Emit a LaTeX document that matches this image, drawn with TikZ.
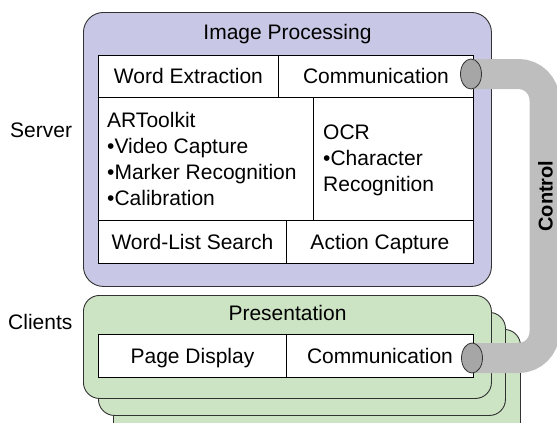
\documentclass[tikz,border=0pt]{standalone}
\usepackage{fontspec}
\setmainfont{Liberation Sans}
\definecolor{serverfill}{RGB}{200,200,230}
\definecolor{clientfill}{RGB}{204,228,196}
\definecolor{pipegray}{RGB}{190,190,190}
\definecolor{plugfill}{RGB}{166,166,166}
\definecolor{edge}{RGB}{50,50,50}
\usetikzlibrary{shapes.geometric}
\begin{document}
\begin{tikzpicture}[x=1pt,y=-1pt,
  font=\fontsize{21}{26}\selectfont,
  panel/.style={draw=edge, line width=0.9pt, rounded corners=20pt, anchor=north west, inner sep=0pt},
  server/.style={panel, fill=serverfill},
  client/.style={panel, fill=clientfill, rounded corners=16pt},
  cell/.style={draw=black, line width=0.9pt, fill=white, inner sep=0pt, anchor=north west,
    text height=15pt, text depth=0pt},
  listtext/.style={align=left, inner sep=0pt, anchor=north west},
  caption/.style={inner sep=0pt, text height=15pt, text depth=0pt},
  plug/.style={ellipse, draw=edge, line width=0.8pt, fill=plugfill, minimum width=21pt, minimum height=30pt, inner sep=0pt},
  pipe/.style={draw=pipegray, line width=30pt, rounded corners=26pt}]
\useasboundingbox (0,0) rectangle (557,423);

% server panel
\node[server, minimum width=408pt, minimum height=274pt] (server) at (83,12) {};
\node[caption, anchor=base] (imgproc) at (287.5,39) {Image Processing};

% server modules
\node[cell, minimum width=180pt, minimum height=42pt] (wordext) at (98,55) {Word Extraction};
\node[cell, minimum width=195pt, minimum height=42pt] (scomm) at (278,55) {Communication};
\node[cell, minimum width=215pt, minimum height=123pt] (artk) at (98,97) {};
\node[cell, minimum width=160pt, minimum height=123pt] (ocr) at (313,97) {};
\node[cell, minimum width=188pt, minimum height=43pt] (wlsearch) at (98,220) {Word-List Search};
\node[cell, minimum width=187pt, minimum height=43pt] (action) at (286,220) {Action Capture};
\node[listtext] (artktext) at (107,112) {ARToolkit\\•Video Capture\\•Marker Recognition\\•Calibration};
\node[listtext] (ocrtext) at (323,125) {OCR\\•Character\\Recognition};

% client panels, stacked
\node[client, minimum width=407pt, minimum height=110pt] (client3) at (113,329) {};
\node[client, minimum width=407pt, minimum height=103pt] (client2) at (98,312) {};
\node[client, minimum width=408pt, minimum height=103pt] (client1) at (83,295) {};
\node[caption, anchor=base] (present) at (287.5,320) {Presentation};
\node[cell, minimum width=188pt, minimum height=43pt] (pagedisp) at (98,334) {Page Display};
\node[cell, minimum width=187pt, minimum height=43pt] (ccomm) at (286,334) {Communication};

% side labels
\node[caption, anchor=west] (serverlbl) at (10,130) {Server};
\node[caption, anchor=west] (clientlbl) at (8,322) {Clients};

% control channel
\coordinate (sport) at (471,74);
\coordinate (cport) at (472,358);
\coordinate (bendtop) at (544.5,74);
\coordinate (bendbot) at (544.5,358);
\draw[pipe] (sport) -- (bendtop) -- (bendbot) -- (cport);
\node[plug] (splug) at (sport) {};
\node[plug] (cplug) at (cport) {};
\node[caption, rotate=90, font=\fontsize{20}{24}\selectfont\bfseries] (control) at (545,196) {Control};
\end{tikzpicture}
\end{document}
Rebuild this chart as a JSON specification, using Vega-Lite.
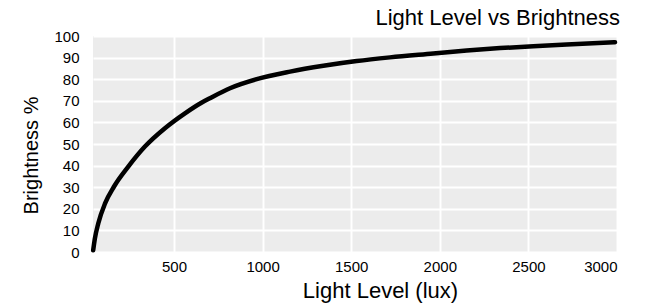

+===+

[Directions for this task]: Give again, word for word, every line from the top of the data through the line with "anchor=base] (imgproc) at", both ends included, and exclude the pictures.

[Solution]:
Emit a LaTeX document that matches this image, drawn with TikZ.
\documentclass[tikz,border=0pt]{standalone}
\usepackage{fontspec}
\setmainfont{Liberation Sans}
\definecolor{serverfill}{RGB}{200,200,230}
\definecolor{clientfill}{RGB}{204,228,196}
\definecolor{pipegray}{RGB}{190,190,190}
\definecolor{plugfill}{RGB}{166,166,166}
\definecolor{edge}{RGB}{50,50,50}
\usetikzlibrary{shapes.geometric}
\begin{document}
\begin{tikzpicture}[x=1pt,y=-1pt,
  font=\fontsize{21}{26}\selectfont,
  panel/.style={draw=edge, line width=0.9pt, rounded corners=20pt, anchor=north west, inner sep=0pt},
  server/.style={panel, fill=serverfill},
  client/.style={panel, fill=clientfill, rounded corners=16pt},
  cell/.style={draw=black, line width=0.9pt, fill=white, inner sep=0pt, anchor=north west,
    text height=15pt, text depth=0pt},
  listtext/.style={align=left, inner sep=0pt, anchor=north west},
  caption/.style={inner sep=0pt, text height=15pt, text depth=0pt},
  plug/.style={ellipse, draw=edge, line width=0.8pt, fill=plugfill, minimum width=21pt, minimum height=30pt, inner sep=0pt},
  pipe/.style={draw=pipegray, line width=30pt, rounded corners=26pt}]
\useasboundingbox (0,0) rectangle (557,423);

% server panel
\node[server, minimum width=408pt, minimum height=274pt] (server) at (83,12) {};
\node[caption, anchor=base] (imgproc) at (287.5,39) {Image Processing};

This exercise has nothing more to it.